═════ SOURCE EXCERPT ═════
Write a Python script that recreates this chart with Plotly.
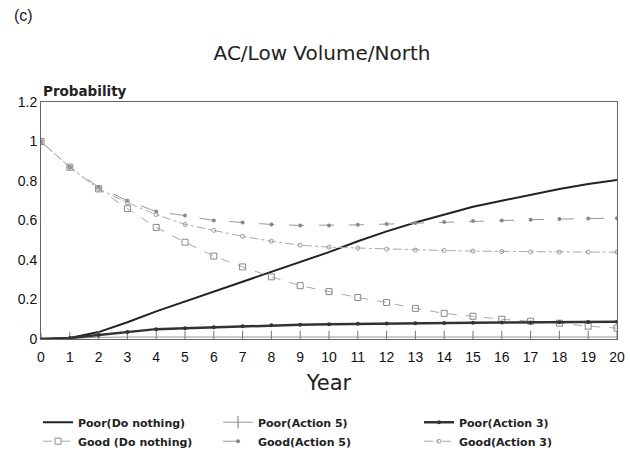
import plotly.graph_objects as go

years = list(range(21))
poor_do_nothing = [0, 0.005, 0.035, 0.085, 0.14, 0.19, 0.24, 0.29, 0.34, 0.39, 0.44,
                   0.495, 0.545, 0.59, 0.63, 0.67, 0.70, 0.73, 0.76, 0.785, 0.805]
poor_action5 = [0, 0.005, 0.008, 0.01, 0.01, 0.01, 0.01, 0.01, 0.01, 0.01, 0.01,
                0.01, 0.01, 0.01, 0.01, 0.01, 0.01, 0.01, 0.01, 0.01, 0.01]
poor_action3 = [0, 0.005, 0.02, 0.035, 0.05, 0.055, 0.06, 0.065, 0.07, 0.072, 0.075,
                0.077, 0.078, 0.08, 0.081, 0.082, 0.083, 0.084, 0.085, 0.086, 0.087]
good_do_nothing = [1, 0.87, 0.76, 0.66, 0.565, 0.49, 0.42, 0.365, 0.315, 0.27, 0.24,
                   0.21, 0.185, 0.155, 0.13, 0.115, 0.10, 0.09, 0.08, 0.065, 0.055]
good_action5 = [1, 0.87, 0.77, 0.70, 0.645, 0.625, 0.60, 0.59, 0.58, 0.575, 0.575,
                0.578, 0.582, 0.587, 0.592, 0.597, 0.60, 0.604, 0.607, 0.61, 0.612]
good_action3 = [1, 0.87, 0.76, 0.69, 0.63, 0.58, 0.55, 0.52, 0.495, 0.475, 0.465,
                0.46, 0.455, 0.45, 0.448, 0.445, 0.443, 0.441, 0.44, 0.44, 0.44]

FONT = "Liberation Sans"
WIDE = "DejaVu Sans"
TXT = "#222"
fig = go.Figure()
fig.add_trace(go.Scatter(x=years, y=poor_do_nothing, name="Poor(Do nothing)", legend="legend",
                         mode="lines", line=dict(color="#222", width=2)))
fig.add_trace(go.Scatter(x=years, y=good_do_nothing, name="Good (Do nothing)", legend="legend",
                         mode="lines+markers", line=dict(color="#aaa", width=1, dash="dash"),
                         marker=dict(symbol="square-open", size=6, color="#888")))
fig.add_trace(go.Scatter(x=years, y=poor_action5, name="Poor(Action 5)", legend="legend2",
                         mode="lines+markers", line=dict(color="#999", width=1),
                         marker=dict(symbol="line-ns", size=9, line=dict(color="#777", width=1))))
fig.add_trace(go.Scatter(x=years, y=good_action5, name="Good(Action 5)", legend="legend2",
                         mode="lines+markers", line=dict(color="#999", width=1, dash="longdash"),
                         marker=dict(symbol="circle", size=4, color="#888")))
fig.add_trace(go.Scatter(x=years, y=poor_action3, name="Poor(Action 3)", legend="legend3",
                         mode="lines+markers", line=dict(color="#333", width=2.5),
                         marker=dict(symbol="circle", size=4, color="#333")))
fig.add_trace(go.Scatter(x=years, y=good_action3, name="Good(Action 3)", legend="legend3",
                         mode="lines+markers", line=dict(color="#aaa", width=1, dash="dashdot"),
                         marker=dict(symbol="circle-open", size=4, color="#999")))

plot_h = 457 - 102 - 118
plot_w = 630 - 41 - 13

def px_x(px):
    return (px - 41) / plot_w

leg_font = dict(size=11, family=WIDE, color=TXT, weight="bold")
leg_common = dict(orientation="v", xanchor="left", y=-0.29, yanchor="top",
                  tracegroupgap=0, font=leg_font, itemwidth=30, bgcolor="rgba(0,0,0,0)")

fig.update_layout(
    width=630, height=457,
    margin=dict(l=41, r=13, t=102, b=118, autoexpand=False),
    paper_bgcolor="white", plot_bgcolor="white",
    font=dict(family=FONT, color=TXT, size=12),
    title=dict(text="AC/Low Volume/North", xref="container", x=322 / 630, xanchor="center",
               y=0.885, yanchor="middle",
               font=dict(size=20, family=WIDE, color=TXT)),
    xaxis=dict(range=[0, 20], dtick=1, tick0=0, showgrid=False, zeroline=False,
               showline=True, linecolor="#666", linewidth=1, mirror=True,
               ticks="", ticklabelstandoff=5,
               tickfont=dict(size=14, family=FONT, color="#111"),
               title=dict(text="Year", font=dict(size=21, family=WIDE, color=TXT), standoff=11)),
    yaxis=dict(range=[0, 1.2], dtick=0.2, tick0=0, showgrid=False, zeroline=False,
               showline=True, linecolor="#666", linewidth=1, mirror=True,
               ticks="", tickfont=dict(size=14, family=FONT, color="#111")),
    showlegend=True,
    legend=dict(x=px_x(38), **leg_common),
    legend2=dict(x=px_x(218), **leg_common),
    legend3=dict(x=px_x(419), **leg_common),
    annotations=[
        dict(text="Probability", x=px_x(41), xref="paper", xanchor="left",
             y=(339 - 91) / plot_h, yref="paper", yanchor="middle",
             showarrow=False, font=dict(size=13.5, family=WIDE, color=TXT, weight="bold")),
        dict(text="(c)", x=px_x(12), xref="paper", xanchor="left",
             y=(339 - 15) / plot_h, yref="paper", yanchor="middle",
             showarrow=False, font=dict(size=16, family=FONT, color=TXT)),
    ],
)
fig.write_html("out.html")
═════
Leave out the pictures and copy the rest of the material above exactly.

Write a Python script that recreates this chart with Plotly.
import plotly.graph_objects as go

years = list(range(21))
poor_do_nothing = [0, 0.005, 0.035, 0.085, 0.14, 0.19, 0.24, 0.29, 0.34, 0.39, 0.44,
                   0.495, 0.545, 0.59, 0.63, 0.67, 0.70, 0.73, 0.76, 0.785, 0.805]
poor_action5 = [0, 0.005, 0.008, 0.01, 0.01, 0.01, 0.01, 0.01, 0.01, 0.01, 0.01,
                0.01, 0.01, 0.01, 0.01, 0.01, 0.01, 0.01, 0.01, 0.01, 0.01]
poor_action3 = [0, 0.005, 0.02, 0.035, 0.05, 0.055, 0.06, 0.065, 0.07, 0.072, 0.075,
                0.077, 0.078, 0.08, 0.081, 0.082, 0.083, 0.084, 0.085, 0.086, 0.087]
good_do_nothing = [1, 0.87, 0.76, 0.66, 0.565, 0.49, 0.42, 0.365, 0.315, 0.27, 0.24,
                   0.21, 0.185, 0.155, 0.13, 0.115, 0.10, 0.09, 0.08, 0.065, 0.055]
good_action5 = [1, 0.87, 0.77, 0.70, 0.645, 0.625, 0.60, 0.59, 0.58, 0.575, 0.575,
                0.578, 0.582, 0.587, 0.592, 0.597, 0.60, 0.604, 0.607, 0.61, 0.612]
good_action3 = [1, 0.87, 0.76, 0.69, 0.63, 0.58, 0.55, 0.52, 0.495, 0.475, 0.465,
                0.46, 0.455, 0.45, 0.448, 0.445, 0.443, 0.441, 0.44, 0.44, 0.44]

FONT = "Liberation Sans"
WIDE = "DejaVu Sans"
TXT = "#222"
fig = go.Figure()
fig.add_trace(go.Scatter(x=years, y=poor_do_nothing, name="Poor(Do nothing)", legend="legend",
                         mode="lines", line=dict(color="#222", width=2)))
fig.add_trace(go.Scatter(x=years, y=good_do_nothing, name="Good (Do nothing)", legend="legend",
                         mode="lines+markers", line=dict(color="#aaa", width=1, dash="dash"),
                         marker=dict(symbol="square-open", size=6, color="#888")))
fig.add_trace(go.Scatter(x=years, y=poor_action5, name="Poor(Action 5)", legend="legend2",
                         mode="lines+markers", line=dict(color="#999", width=1),
                         marker=dict(symbol="line-ns", size=9, line=dict(color="#777", width=1))))
fig.add_trace(go.Scatter(x=years, y=good_action5, name="Good(Action 5)", legend="legend2",
                         mode="lines+markers", line=dict(color="#999", width=1, dash="longdash"),
                         marker=dict(symbol="circle", size=4, color="#888")))
fig.add_trace(go.Scatter(x=years, y=poor_action3, name="Poor(Action 3)", legend="legend3",
                         mode="lines+markers", line=dict(color="#333", width=2.5),
                         marker=dict(symbol="circle", size=4, color="#333")))
fig.add_trace(go.Scatter(x=years, y=good_action3, name="Good(Action 3)", legend="legend3",
                         mode="lines+markers", line=dict(color="#aaa", width=1, dash="dashdot"),
                         marker=dict(symbol="circle-open", size=4, color="#999")))

plot_h = 457 - 102 - 118
plot_w = 630 - 41 - 13

def px_x(px):
    return (px - 41) / plot_w

leg_font = dict(size=11, family=WIDE, color=TXT, weight="bold")
leg_common = dict(orientation="v", xanchor="left", y=-0.29, yanchor="top",
                  tracegroupgap=0, font=leg_font, itemwidth=30, bgcolor="rgba(0,0,0,0)")

fig.update_layout(
    width=630, height=457,
    margin=dict(l=41, r=13, t=102, b=118, autoexpand=False),
    paper_bgcolor="white", plot_bgcolor="white",
    font=dict(family=FONT, color=TXT, size=12),
    title=dict(text="AC/Low Volume/North", xref="container", x=322 / 630, xanchor="center",
               y=0.885, yanchor="middle",
               font=dict(size=20, family=WIDE, color=TXT)),
    xaxis=dict(range=[0, 20], dtick=1, tick0=0, showgrid=False, zeroline=False,
               showline=True, linecolor="#666", linewidth=1, mirror=True,
               ticks="", ticklabelstandoff=5,
               tickfont=dict(size=14, family=FONT, color="#111"),
               title=dict(text="Year", font=dict(size=21, family=WIDE, color=TXT), standoff=11)),
    yaxis=dict(range=[0, 1.2], dtick=0.2, tick0=0, showgrid=False, zeroline=False,
               showline=True, linecolor="#666", linewidth=1, mirror=True,
               ticks="", tickfont=dict(size=14, family=FONT, color="#111")),
    showlegend=True,
    legend=dict(x=px_x(38), **leg_common),
    legend2=dict(x=px_x(218), **leg_common),
    legend3=dict(x=px_x(419), **leg_common),
    annotations=[
        dict(text="Probability", x=px_x(41), xref="paper", xanchor="left",
             y=(339 - 91) / plot_h, yref="paper", yanchor="middle",
             showarrow=False, font=dict(size=13.5, family=WIDE, color=TXT, weight="bold")),
        dict(text="(c)", x=px_x(12), xref="paper", xanchor="left",
             y=(339 - 15) / plot_h, yref="paper", yanchor="middle",
             showarrow=False, font=dict(size=16, family=FONT, color=TXT)),
    ],
)
fig.write_html("out.html")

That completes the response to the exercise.